Given request: Copy all the data exactly, except the pictures.

Records from a data source:
++++++++++
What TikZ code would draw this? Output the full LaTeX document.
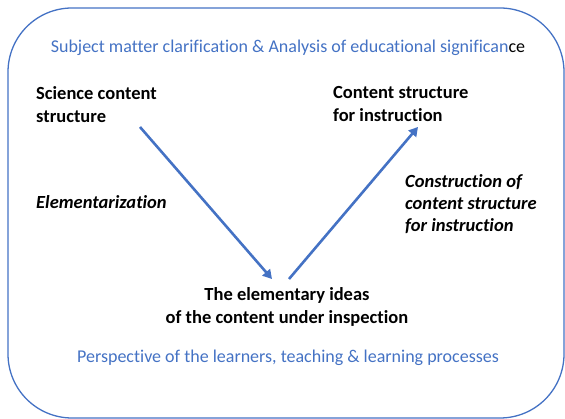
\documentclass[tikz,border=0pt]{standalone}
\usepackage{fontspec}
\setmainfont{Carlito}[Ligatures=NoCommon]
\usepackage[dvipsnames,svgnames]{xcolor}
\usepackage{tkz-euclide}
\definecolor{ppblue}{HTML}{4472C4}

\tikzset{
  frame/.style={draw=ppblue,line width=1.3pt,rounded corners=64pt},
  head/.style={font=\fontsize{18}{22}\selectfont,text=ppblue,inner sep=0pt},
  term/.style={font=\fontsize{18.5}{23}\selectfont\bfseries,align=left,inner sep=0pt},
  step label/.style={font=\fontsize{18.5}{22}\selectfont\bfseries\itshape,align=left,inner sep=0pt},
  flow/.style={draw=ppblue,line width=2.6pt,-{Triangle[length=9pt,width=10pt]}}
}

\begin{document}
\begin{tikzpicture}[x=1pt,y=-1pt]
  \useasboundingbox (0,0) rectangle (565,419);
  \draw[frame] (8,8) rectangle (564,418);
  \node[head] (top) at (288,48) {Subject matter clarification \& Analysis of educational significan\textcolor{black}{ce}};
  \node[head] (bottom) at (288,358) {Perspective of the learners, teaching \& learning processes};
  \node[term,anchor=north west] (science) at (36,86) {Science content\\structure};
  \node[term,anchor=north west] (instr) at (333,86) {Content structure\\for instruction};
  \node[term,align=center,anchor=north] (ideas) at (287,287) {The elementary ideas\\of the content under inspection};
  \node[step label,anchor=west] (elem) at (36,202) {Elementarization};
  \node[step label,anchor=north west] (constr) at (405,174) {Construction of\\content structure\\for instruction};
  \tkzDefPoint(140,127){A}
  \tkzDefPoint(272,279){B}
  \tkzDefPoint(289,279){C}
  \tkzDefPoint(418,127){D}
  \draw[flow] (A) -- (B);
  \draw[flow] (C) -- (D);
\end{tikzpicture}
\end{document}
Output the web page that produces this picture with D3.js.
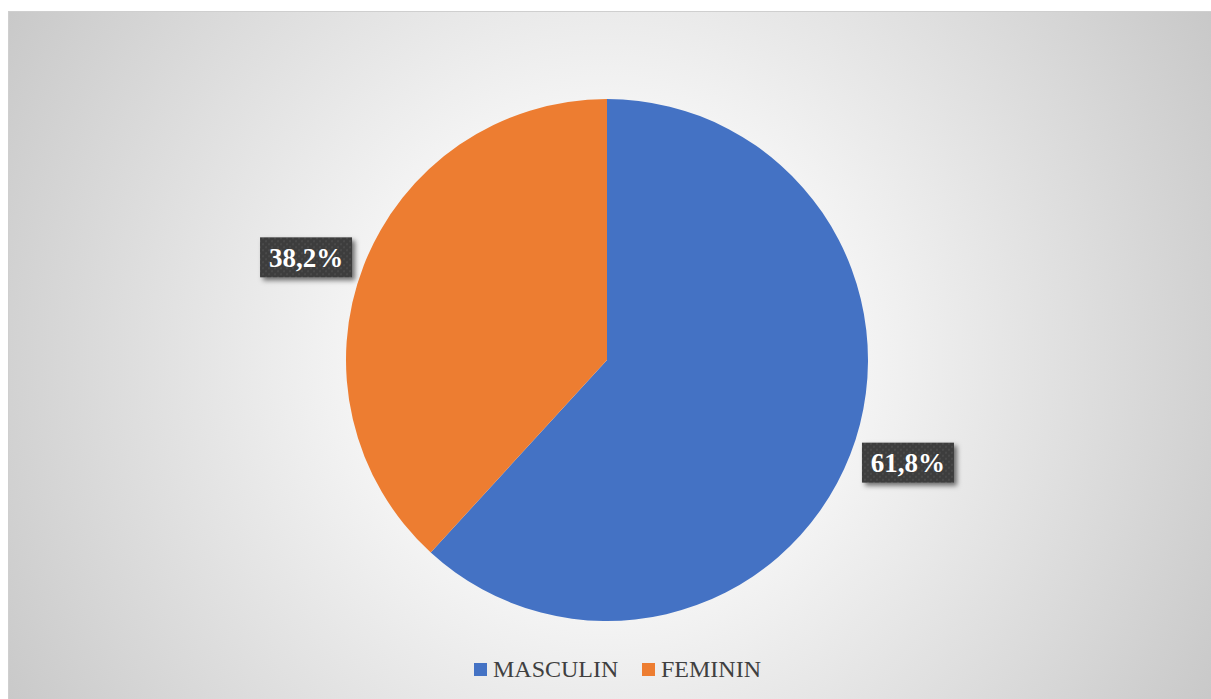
++++++++++
Complete answer:
What TikZ code would draw this? Output the full LaTeX document.
\documentclass[tikz,border=0pt]{standalone}
\usepackage{fontspec}
\setmainfont{Carlito}[Ligatures=NoCommon]
\usepackage[dvipsnames,svgnames]{xcolor}
\usepackage{tkz-euclide}
\definecolor{ppblue}{HTML}{4472C4}

\tikzset{
  frame/.style={draw=ppblue,line width=1.3pt,rounded corners=64pt},
  head/.style={font=\fontsize{18}{22}\selectfont,text=ppblue,inner sep=0pt},
  term/.style={font=\fontsize{18.5}{23}\selectfont\bfseries,align=left,inner sep=0pt},
  step label/.style={font=\fontsize{18.5}{22}\selectfont\bfseries\itshape,align=left,inner sep=0pt},
  flow/.style={draw=ppblue,line width=2.6pt,-{Triangle[length=9pt,width=10pt]}}
}

\begin{document}
\begin{tikzpicture}[x=1pt,y=-1pt]
  \useasboundingbox (0,0) rectangle (565,419);
  \draw[frame] (8,8) rectangle (564,418);
  \node[head] (top) at (288,48) {Subject matter clarification \& Analysis of educational significan\textcolor{black}{ce}};
  \node[head] (bottom) at (288,358) {Perspective of the learners, teaching \& learning processes};
  \node[term,anchor=north west] (science) at (36,86) {Science content\\structure};
  \node[term,anchor=north west] (instr) at (333,86) {Content structure\\for instruction};
  \node[term,align=center,anchor=north] (ideas) at (287,287) {The elementary ideas\\of the content under inspection};
  \node[step label,anchor=west] (elem) at (36,202) {Elementarization};
  \node[step label,anchor=north west] (constr) at (405,174) {Construction of\\content structure\\for instruction};
  \tkzDefPoint(140,127){A}
  \tkzDefPoint(272,279){B}
  \tkzDefPoint(289,279){C}
  \tkzDefPoint(418,127){D}
  \draw[flow] (A) -- (B);
  \draw[flow] (C) -- (D);
\end{tikzpicture}
\end{document}
Output the web page that produces this picture with D3.js.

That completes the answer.